Leigh's songwriting began when he was a child. "When I was young, I needed a way to express myself. I had four fathers and three mothers by the time I was 15. It was kind of painful, and music was my way to vent that and get it out of my system, and it made me very happy. It was the first time that shy, little Richard got some positive attention (I got lots of "go live somewhere else'). When I was writing songs, I was in sync with the world, and it just felt great. I'd found myself, and then I went to Abingdon. That's where my musical career began – at VHCC. I studied theatre arts there. I've never studied music. I tried to get into several music schools in the north, and they turned me down. Twenty-five years later, they invited me to come and speak to them on the craft of songwriting." He went and didn't tell them they'd turned him down for admission.

He didn't start out at VHCC though. "I was in forestry school in North Carolina, and I hated it. I won't tell you where I was; I don't want to embarrass that school. I would come up and visit Abingdon almost every weekend. It was a three-hour drive. When I applied to VHCC they said: "You want to be a musician, an actor, a teacher, anything you want; we'll help you. I said "these people are kindred spirits, and I'm going to stay here.'" After he received his degree from VHCC, or as Leigh puts it, "they made me leave after two years," he went on to Virginia Commonwealth University. "Got my diploma, headed straight to Nashville, wrote a bunch of hits and got in the Hall of Fame," is how he sums up his career. "Once you've gone to VHCC, everything's a breeze."

Then he turns serious, "One thing I tell everybody, and it's the heartfelt truth. There's a picture from 1968 that I treasure. It's a bunch of guys in jackets and ties with shovels in their hands, and they're breaking ground on what will be VHCC. I told David and President Proffit, "they thought they were breaking ground on the campus, but what they were really breaking ground on was the rest of my life. It totally changed my life."

About Richard Leigh

Grammy award winner Richard Leigh became well known to the VHCC community in the 1970s while enrolled in the Theatre Arts Program and has returned to campus often in the years since to share his award-winning hits. He has consistently had hits over the course of his 40-year career and kicked off the 21st century with a top 10 hit, "Cold Day in July," recorded by the Dixie Chicks. Most recently his friend Billy Dean recorded an entire album of his songs for the "Billy Dean Sings Richard Leigh" CD.

Leigh has been writing songs since he was 10 years old and professionally since he was 23. He got his first break in 1976 when Crystal Gayle released "I'll Get Over You," and took it to #1 on Billboard's Country Chart. "I'll Get Over You" garnered Leigh his first of seven Song of the Year nominations, this one from the Country Music Association.

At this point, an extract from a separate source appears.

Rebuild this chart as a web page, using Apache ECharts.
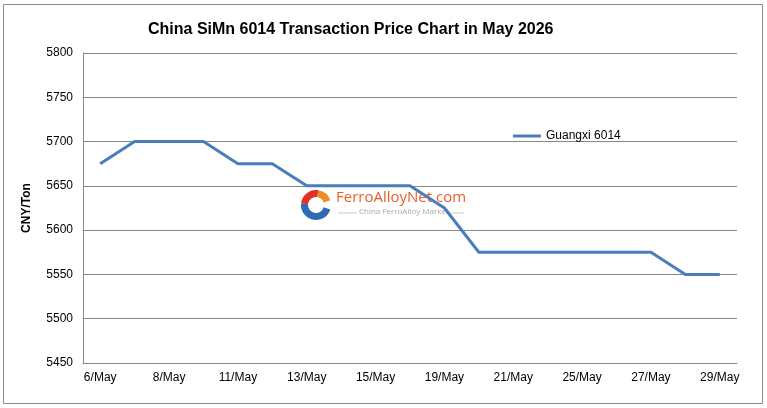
<!DOCTYPE html>
<html><head><meta charset="utf-8">
<script src="https://cdn.jsdelivr.net/npm/echarts@6/dist/echarts.min.js"></script>
<style>html,body{margin:0;padding:0;background:#fff}#c{width:767px;height:408px}</style>
</head><body><div id="c"></div>
<script>
const categories = ['6/May','7/May','8/May','9/May','11/May','12/May','13/May','14/May','15/May','18/May','19/May','20/May','21/May','22/May','25/May','26/May','27/May','28/May','29/May'];
const guangxi6014 = [5675,5700,5700,5700,5675,5675,5650,5650,5650,5650,5625,5575,5575,5575,5575,5575,5575,5550,5550];
const yMin = 5450, yMax = 5800, yStep = 50;
const seriesName = 'Guangxi 6014';
const titleText = 'China SiMn 6014 Transaction Price Chart in May 2026';
const yAxisName = 'CNY/Ton';

const chart = echarts.init(document.getElementById('c'), null, {renderer:'canvas'});
const F = 'Arial, "Liberation Sans", sans-serif';
chart.setOption({
  animation:false,
  backgroundColor:'#fff',
  title:{text:titleText,left:143,top:17,textStyle:{fontFamily:F,fontSize:16,fontWeight:'bold',color:'#000'}},
  legend:{data:[seriesName],left:508,top:125,icon:'rect',itemWidth:28,itemHeight:3,itemGap:4,
    textStyle:{fontFamily:F,fontSize:12,color:'#000'}},
  grid:{left:83,right:30,top:53,bottom:45,containLabel:false},
  xAxis:{type:'category',data:categories,boundaryGap:true,
    axisLine:{lineStyle:{color:'#868686',width:1}},axisTick:{show:false},
    axisLabel:{interval:1,color:'#000',fontFamily:F,fontSize:12,margin:9}},
  yAxis:{type:'value',min:yMin,max:yMax,interval:yStep,
    name:yAxisName,nameLocation:'middle',nameGap:50,nameRotate:90,
    nameTextStyle:{fontFamily:F,fontSize:12,fontWeight:'bold',color:'#000'},
    axisLine:{show:true,lineStyle:{color:'#868686'}},axisTick:{show:false},
    axisLabel:{color:'#000',fontFamily:F,fontSize:12,margin:10,formatter:function(v){return String(v);}},
    splitLine:{lineStyle:{color:'#868686',width:1}}},
  series:[{name:seriesName,type:'line',data:guangxi6014,symbol:'none',z:5,
    lineStyle:{color:'#4A7EBB',width:3},itemStyle:{color:'#4A7EBB'}}],
  graphic:[
    {type:'rect',z:-1,shape:{x:3.5,y:4.5,width:759,height:399},style:{fill:'none',stroke:'#8c8c8c',lineWidth:1}},
    {type:'sector',z:1,shape:{cx:316,cy:205,r:15,r0:8,startAngle:0.3,endAngle:Math.PI+0.1},style:{fill:'#2f6bb5'}},
    {type:'sector',z:1,shape:{cx:316,cy:205,r:15,r0:8,startAngle:Math.PI+0.1,endAngle:Math.PI*1.55},style:{fill:'#e0302a'}},
    {type:'sector',z:1,shape:{cx:316,cy:205,r:15,r0:8,startAngle:Math.PI*1.55,endAngle:Math.PI*1.9},style:{fill:'#f08a24'}},
    {type:'text',z:1,left:336,top:190,style:{text:'FerroAlloyNet.com',font:'15px "Open Sans", Arial, sans-serif',fill:'#e8602c'}},
    {type:'line',z:1,shape:{x1:338,y1:213,x2:357,y2:213},style:{stroke:'#c8c8c8',lineWidth:1}},
    {type:'text',z:1,left:359,top:208,style:{text:'China FerroAlloy Market',font:'8px "Open Sans", Arial, sans-serif',fill:'#a8a8a8'}},
    {type:'line',z:1,shape:{x1:446,y1:213,x2:464,y2:213},style:{stroke:'#c8c8c8',lineWidth:1}}
  ]
});
</script></body></html>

Two years later, Leigh was back at the CMAs, this time to take home the Song Of The Year award for "Don't It Make My Brown Eyes Blue," which itself has had a phenomenal career: "Don't It Make My Brown Eyes Blue" reached the #1 position on both pop and country charts and remained on the charts for more than six months; it was nominated for Grammy Awards in both the pop and country "Best Song" categories (a feat not repeated until 1993); won a Grammy award for "Best Country Song"; was a million selling single, and was named one of the 10 most performed "Country Songs Of The Century" at the 1999 ASCAP Awards. In addition to his own three Grammy nominations, five of his songs have become vehicles to the Grammy Awards for other artists in the "Best Performance," "Record of the Year" and "Vocal Event" categories.

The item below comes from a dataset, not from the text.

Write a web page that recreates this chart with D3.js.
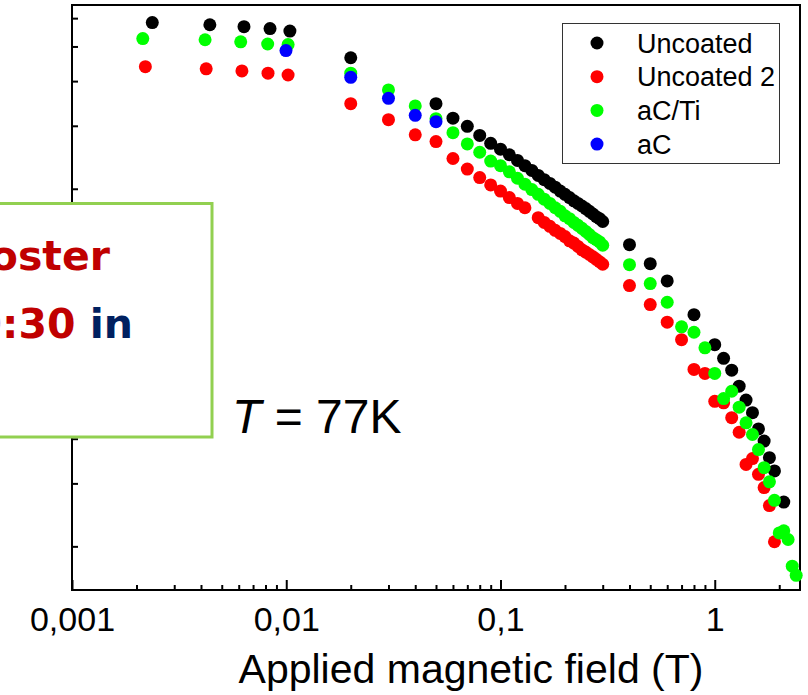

He has made 14 trips to the Top 10 and has written or co-written eight #1 singles: "Somewhere In My Broken Heart" (written with Billy Dean), voted 1991 Song Of The Year by the Nashville Songwriter's Association, and also by the Academy Of Country Music; "The Greatest Man I Never Knew" (written with Layng Martine, Jr.), nominated at the 1993 Grammy Awards for "Best Country Song); "Come From The Heart" (written with Susanna Clark and recorded by Kathy Mattea); Don William's "That's the Thing About Love" (written with Gary Nicholson); Steve Wariner's "Life's Highway" (written with Roger Murrah); Mickey Gilley's "Put Your Dreams Away" (written with Wayland Holyfield), and "I'll Get Over You" and "Don't It Make My Brown Eyes Blue," both written by Leigh and recorded by Crystal Gayle. He received one of his greatest honors in 1974, 20 years and one month after arriving in Nashville, when his peers elected him into the Nashville Songwriters' Hall of Fame.

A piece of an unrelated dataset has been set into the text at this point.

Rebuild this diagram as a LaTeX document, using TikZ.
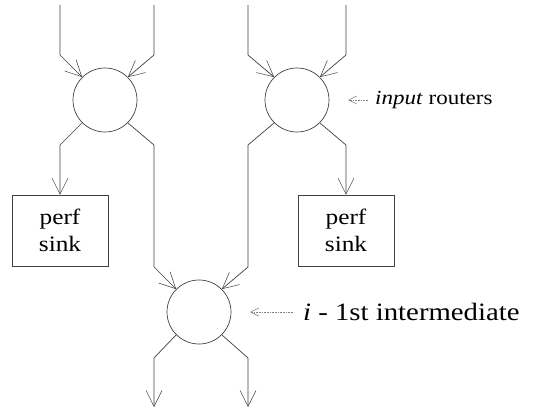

Born in Washington, D.C. and raised in Virginia, Leigh is a graduate of VHCC and Virginia Commonwealth University. He was named the American Association of Community Colleges' Alumni Hall of Fame in 2011 for his outstanding contributions to his profession and service to his community.

A SHORT SCHEDULE

Friday, May 23
6-10 p.m
Performances are at Heartwood - Southwest Virginia's Artisan Gateway

Saturday, May 24
12-5 p.m.
Performances are at Heartwood - Southwest Virginia's Artisan Gateway

5 p.m.-12 a.m
Performances are at the Southwest Virginia Higher Education Center

Tickets:

All Weekend Friday and Saturday: $25
Friday Evening Only 6-10 p.m.: $15
Saturday Day 12 p.m. - 5 p.m.: $15
Saturday Evening 5 p.m. - 12 a.m.: $25
Student Tickets (All weekend for ages 6-24): $20
Patron (general admission Friday and Saturday includes preferred seating at a table seat on Saturday evening): $50
Table (reserved table on Saturday evening): $400

Food and alcohol will be available for purchase during all performances at both venues.